The Nails That Formed Within the Stigmata of Saint Francis


I mentioned this once before on Canterbury Tales. Many do not know that the stigmata of Saint Francis contained something like nails in his hands and his feet. These nails could move within the wounds. Here’s the account from the Fioretti:

On the death of St Francis his glorious, the sacred stigmata were seen and kissed, not only by the said Lady Jacopa and her company, but by many citizens of Assisi; among others by a knight of great renown, named Jerome, who had doubted much, and disbelieved them; as St Thomas disbelieved the wounds of Christ.

And to assure himself and others, he boldly, in the presence both of the brethren and of seculars, moved the nails in the hands and feet, and strongly pressed the wound in the side. By which means he was enabled to bear constant witness to the truth of the miracle, swearing on the Gospels that he had seen and touched the glorious, holy stigmata of St Francis, the which were seen and touched also by St Clare and her religious, who were present at his burial.

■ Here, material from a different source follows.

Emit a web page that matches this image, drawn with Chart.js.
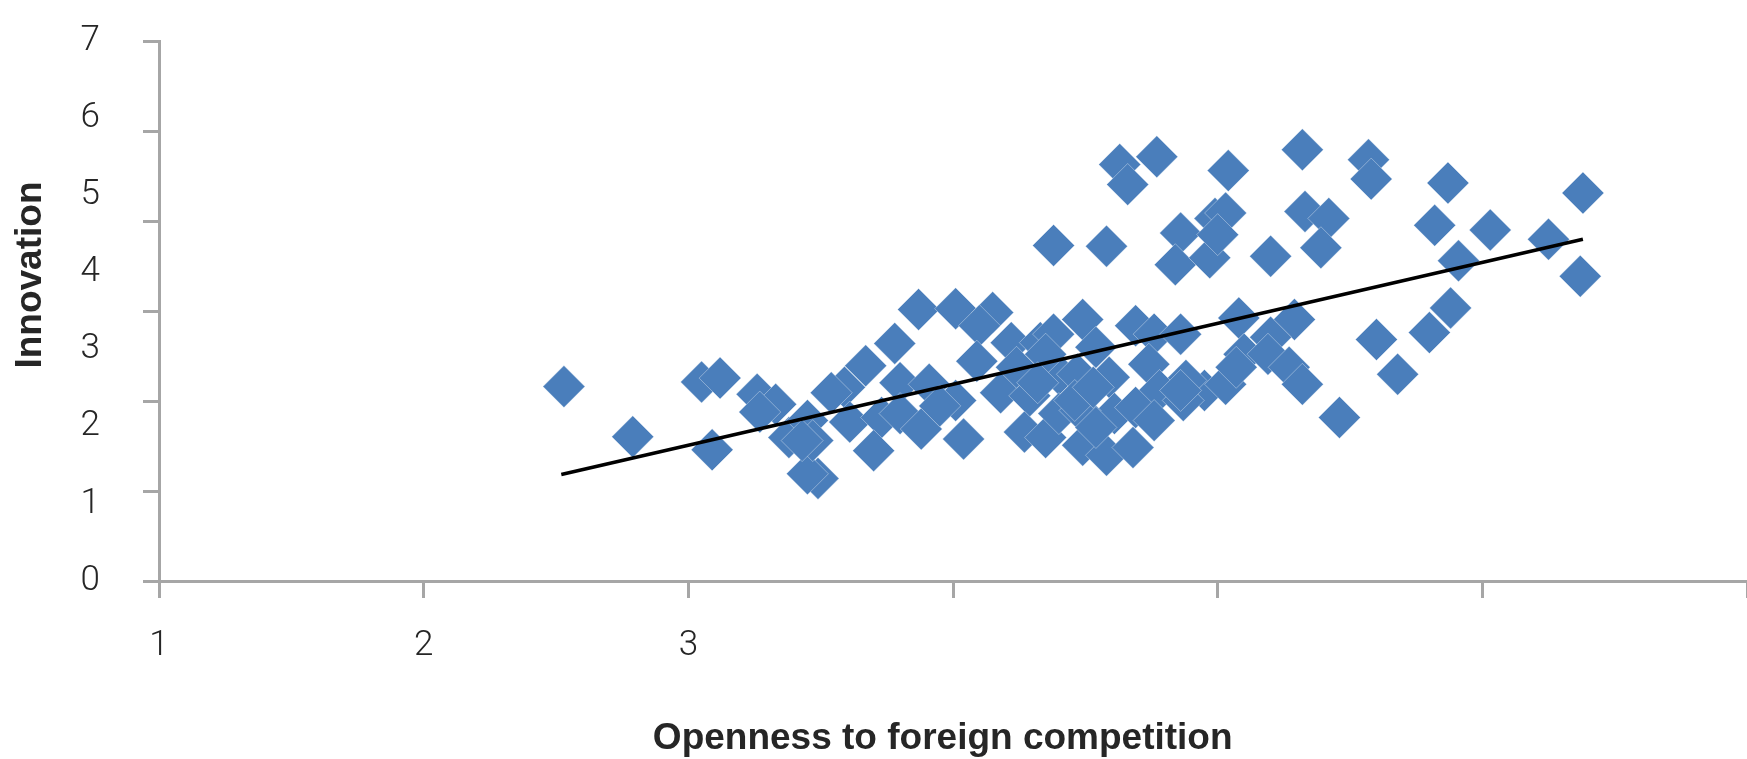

Here is another description of the wounds and their fleshly nails:

For upon his hands and feet began immediately to appear the figures of the nails, as he had seen them on the Body of Christ crucified, who had appeared to him in the likeness of a seraph. And thus the hands and feet appeared pierced through the midst by the nails, the heads whereof were seen outside the flesh in the palms of the hands and the soles of the feet, and the points of the nails stood out at the back of the hands, and the feet in such wise that they appeared to be twisted and bent back upon themselves, and the portion thereof that was bent back upon themselves, and the portion thereof that was bent back or twisted stood out free from the flesh, so that one could put a finger through the same as through a ring; and the heads of the nails were round and black. In like manner, on the right side appeared the image of an unhealed wound, as if made by a lance, and still red and bleeding, from which drops of blood often flowed from the holy breast of St Francis, staining his tunic and his drawers.

Clearly, this stigmata of the Seraphic Father was different from that of Saint Pio of Pietrelcina. Father Solanus Benfatti of the Friars of the Renewal has recently composed a thesis in Rome on the stigmata of Christ. I hope to be able to read it soon.